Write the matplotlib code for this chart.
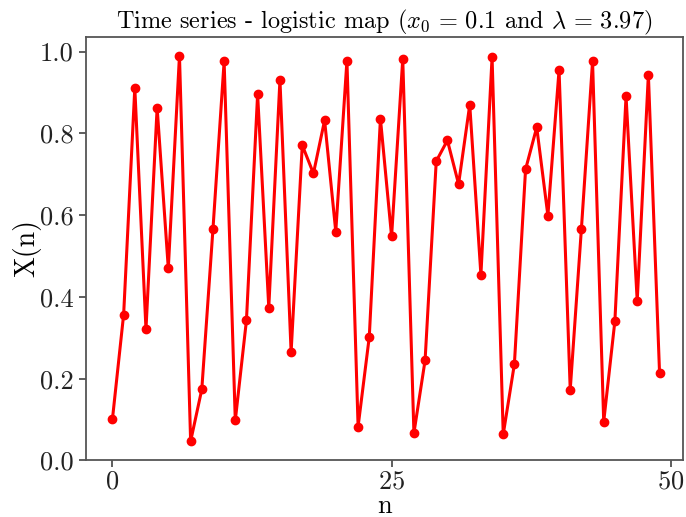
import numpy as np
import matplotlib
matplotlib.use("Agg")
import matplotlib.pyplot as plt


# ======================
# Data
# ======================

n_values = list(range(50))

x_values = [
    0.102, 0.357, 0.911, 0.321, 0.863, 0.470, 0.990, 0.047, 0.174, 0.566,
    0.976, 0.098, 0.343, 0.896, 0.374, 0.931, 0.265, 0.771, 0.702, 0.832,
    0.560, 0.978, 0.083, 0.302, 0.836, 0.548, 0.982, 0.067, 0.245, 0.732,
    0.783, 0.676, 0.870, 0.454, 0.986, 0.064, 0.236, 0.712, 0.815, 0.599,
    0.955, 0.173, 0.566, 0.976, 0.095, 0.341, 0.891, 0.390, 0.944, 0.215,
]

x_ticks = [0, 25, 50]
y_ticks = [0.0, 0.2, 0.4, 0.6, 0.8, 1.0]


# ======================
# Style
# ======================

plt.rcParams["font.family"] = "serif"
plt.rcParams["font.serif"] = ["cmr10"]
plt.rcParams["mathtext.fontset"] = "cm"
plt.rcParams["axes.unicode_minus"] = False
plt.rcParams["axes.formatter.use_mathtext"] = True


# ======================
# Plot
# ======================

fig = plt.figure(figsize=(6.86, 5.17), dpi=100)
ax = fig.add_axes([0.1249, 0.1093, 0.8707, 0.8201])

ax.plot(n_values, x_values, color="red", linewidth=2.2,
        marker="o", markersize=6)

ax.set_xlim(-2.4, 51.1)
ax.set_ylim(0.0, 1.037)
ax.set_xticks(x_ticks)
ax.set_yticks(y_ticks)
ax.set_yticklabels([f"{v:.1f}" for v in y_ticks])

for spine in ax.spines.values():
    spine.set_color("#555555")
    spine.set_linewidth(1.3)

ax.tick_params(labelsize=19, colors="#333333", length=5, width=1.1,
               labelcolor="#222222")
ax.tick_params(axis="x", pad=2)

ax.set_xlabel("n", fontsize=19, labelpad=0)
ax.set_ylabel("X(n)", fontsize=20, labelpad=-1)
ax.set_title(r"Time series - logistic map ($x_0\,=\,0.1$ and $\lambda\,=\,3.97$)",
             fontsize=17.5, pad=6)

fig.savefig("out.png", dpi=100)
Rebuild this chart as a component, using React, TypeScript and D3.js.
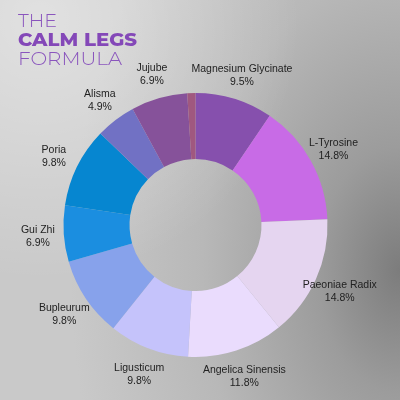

=======

* [INSTRUCTIONS TO FOLLOW]:
Reproduce the full material exactly, excluding the pictures.

* [REPLY TO THE TASK]:
Write the matplotlib code for this chart.
import numpy as np
import matplotlib
matplotlib.use("Agg")
import matplotlib.pyplot as plt


# ======================
# Data
# ======================

n_values = list(range(50))

x_values = [
    0.102, 0.357, 0.911, 0.321, 0.863, 0.470, 0.990, 0.047, 0.174, 0.566,
    0.976, 0.098, 0.343, 0.896, 0.374, 0.931, 0.265, 0.771, 0.702, 0.832,
    0.560, 0.978, 0.083, 0.302, 0.836, 0.548, 0.982, 0.067, 0.245, 0.732,
    0.783, 0.676, 0.870, 0.454, 0.986, 0.064, 0.236, 0.712, 0.815, 0.599,
    0.955, 0.173, 0.566, 0.976, 0.095, 0.341, 0.891, 0.390, 0.944, 0.215,
]

x_ticks = [0, 25, 50]
y_ticks = [0.0, 0.2, 0.4, 0.6, 0.8, 1.0]


# ======================
# Style
# ======================

plt.rcParams["font.family"] = "serif"
plt.rcParams["font.serif"] = ["cmr10"]
plt.rcParams["mathtext.fontset"] = "cm"
plt.rcParams["axes.unicode_minus"] = False
plt.rcParams["axes.formatter.use_mathtext"] = True


# ======================
# Plot
# ======================

fig = plt.figure(figsize=(6.86, 5.17), dpi=100)
ax = fig.add_axes([0.1249, 0.1093, 0.8707, 0.8201])

ax.plot(n_values, x_values, color="red", linewidth=2.2,
        marker="o", markersize=6)

ax.set_xlim(-2.4, 51.1)
ax.set_ylim(0.0, 1.037)
ax.set_xticks(x_ticks)
ax.set_yticks(y_ticks)
ax.set_yticklabels([f"{v:.1f}" for v in y_ticks])

for spine in ax.spines.values():
    spine.set_color("#555555")
    spine.set_linewidth(1.3)

ax.tick_params(labelsize=19, colors="#333333", length=5, width=1.1,
               labelcolor="#222222")
ax.tick_params(axis="x", pad=2)

ax.set_xlabel("n", fontsize=19, labelpad=0)
ax.set_ylabel("X(n)", fontsize=20, labelpad=-1)
ax.set_title(r"Time series - logistic map ($x_0\,=\,0.1$ and $\lambda\,=\,3.97$)",
             fontsize=17.5, pad=6)

fig.savefig("out.png", dpi=100)
Rebuild this chart as a component, using React, TypeScript and D3.js.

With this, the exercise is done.